There was no pattern to it. No way of telling who would be spared and who wouldn’t. No way of predicting who was next.
Symptom 1: growth of hair.
Hair begins to cover your entire body, in a rapid and unsightly fashion. Soon a person finds that there is too much for wax or lasers to remove.
Symptom 2: change of dialect.
Your speech morphs to become unrecognisable to the human ear. When it first hit my town I was in a conversation with my friend, and then all of a sudden they went mute. For ten minutes they wouldn’t let out a word, until they finally uttered a faint squawk.
Symptom 3: change of appetite.
Sudden intense craving, varies person to person. For example: one morning my brother had a sudden yearning for grass. He was utterly transfixed: if he wasn’t eating it, he was simply staring at it. My father, on the other hand, just craved raw meat … any kind of raw meat.
Symptom 4: clear physical metamorphosis.
Your whole body transforms. My mother shrank.

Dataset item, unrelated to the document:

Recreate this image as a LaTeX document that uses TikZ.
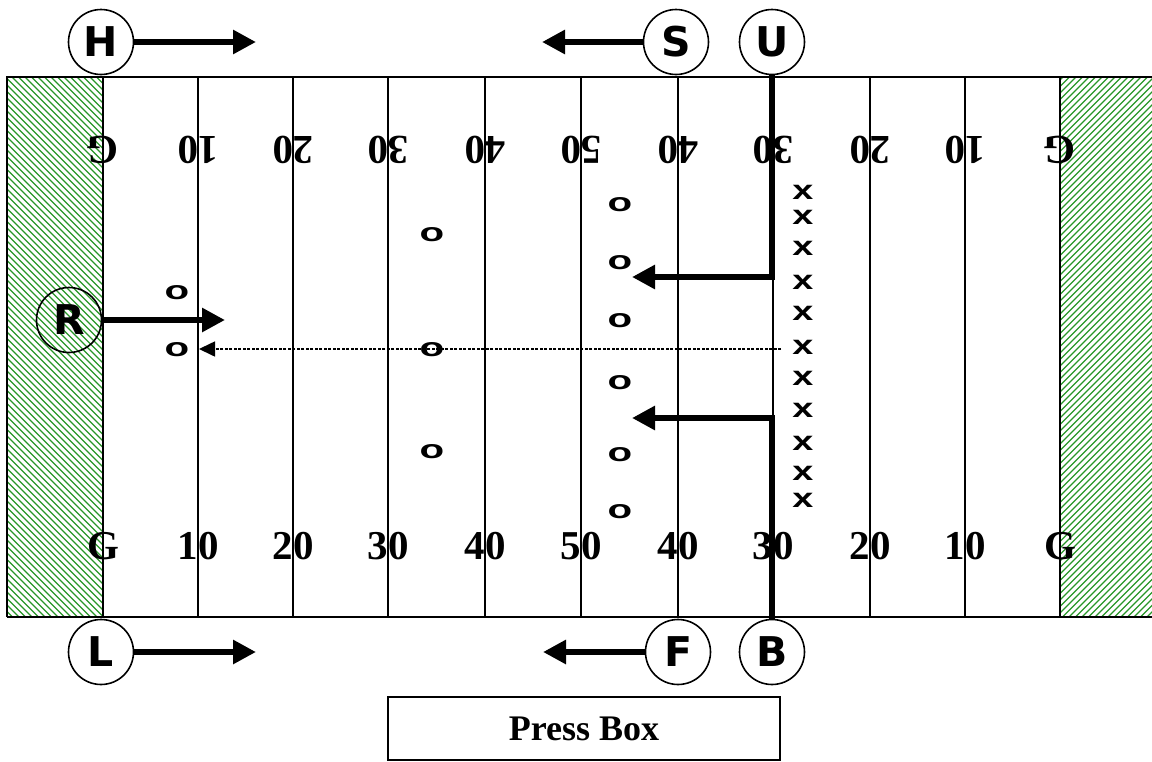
\documentclass[tikz,border=0pt]{standalone}
\usepackage{fontspec}
\setmainfont{Liberation Serif}
\newfontfamily\circfont{DejaVu Sans}
\newfontfamily\markfont{Liberation Sans}
\usetikzlibrary{arrows.meta}
\definecolor{hatchgreen}{RGB}{40,150,40}
\begin{document}
\begin{tikzpicture}[x=1pt,y=-1pt,
  official/.style={circle,draw,line width=1.6pt,minimum size=65pt,inner sep=0pt,
    font=\circfont\bfseries\fontsize{41}{41}\selectfont},
  bigarrow/.style={line width=6.5pt,-{Triangle[length=23pt,width=23pt]},line join=miter},
  dotarrow/.style={line width=1.6pt,dash pattern=on 3pt off 1.5pt,-{Triangle[length=16pt,width=15pt]}},
  thinline/.style={line width=1.3pt},
  thickline/.style={line width=2.8pt},
  hatch/.style={hatchgreen,line width=1.3pt},
  yardnum/.style={inner sep=0pt,font=\bfseries\fontsize{41}{41}\selectfont},
  omark/.style={inner sep=0pt,font=\markfont\bfseries\fontsize{26}{26}\selectfont},
  xmark/.style={inner sep=0pt,font=\markfont\bfseries\fontsize{27}{27}\selectfont},
  pressbox/.style={draw,line width=1.3pt,minimum width=392pt,minimum height=63pt,
    font=\bfseries\fontsize{36}{36}\selectfont}]
\useasboundingbox (0,0) rectangle (1152,761);

% end zones
\begin{scope}
  \clip (7,77) rectangle (103,617);
  \foreach \i in {-560,-553.5,...,110} \draw[hatch] (\i,77) -- (\i+540,617);
\end{scope}
\begin{scope}
  \clip (1060,77) rectangle (1152,617);
  \foreach \i in {510,516.5,...,1160} \draw[hatch] (\i,617) -- (\i+540,77);
\end{scope}

% field outline
\draw[line width=1.6pt] (7,617) -- (7,77) -- (1152,77);
\draw[line width=1.6pt] (7,617) -- (1152,617);

% yard lines
\foreach \xx in {198,293,485,581,678,773,965}
  \draw[thinline] (\xx,77) -- (\xx,617);
\foreach \xx in {103,388,870,1060}
  \draw[thickline] (\xx,77) -- (\xx,617);

% yard numbers
\foreach \xx/\t [count=\k] in {103/G,198/10,293/20,388/30,485/40,581/50,678/40,773/30,870/20,965/10,1060/G}{
  \node[yardnum] (bn\k) at (\xx,546) {\t};
  \node[yardnum,rotate=180] (tn\k) at (\xx,150) {\t};
}

% defence o's
\foreach \xx/\yy [count=\k] in {177/293,177/350,432/235,432/350,432/452,620/205,620/263,620/321,620/383,620/455,620/512}
  \node[omark] (o\k) at (\xx,\yy) {\scalebox{1.55}[1]{o}};

% offence x's
\foreach \yy [count=\k] in {192,217,248,282,313,347,378,410,443,473,500}
  \node[xmark] (x\k) at (803,\yy) {\scalebox{1.4}[1]{x}};

% officials
\node[official] (H) at (101,42) {H};
\node[official] (S) at (676,42) {S};
\node[official] (U) at (772,42) {U};
\node[official] (R) at (69,320) {R};
\node[official] (L) at (101,652) {L};
\node[official] (F) at (678,652) {F};
\node[official] (B) at (772,652) {B};

\coordinate (Hend) at (256,42);
\coordinate (Send) at (542,42);
\coordinate (Lend) at (256,652);
\coordinate (Fend) at (543,652);
\coordinate (Rend) at (225,320);
\coordinate (Uend) at (632,277);
\coordinate (Bend) at (632,418);
\coordinate (dstart) at (781,349);
\coordinate (dend) at (199,349);

\draw[bigarrow] (H.east) -- (Hend);
\draw[bigarrow] (S.west) -- (Send);
\draw[bigarrow] (L.east) -- (Lend);
\draw[bigarrow] (F.west) -- (Fend);
\draw[bigarrow] (R.east) -- (Rend);
\draw[bigarrow] (U.south) |- (Uend);
\draw[bigarrow] (B.north) |- (Bend);
\draw[dotarrow] (dstart) -- (dend);

% press box
\node[pressbox] (press) at (584,728.5) {Press Box};
\end{tikzpicture}
\end{document}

On the day of her transformation, my brother and I checked her height every hour. Computing in a meticulous fashion, we found that she had lost exactly five inches an hour, until she reached her final insectile state. On the other hand, my brother began walking on all fours, before slender horns and limbs appeared. Soon my father followed.
I am not infected. Instead, I am the hunter, gun pointed at the head of the lion, who had been my father, holding a gazelle between his teeth.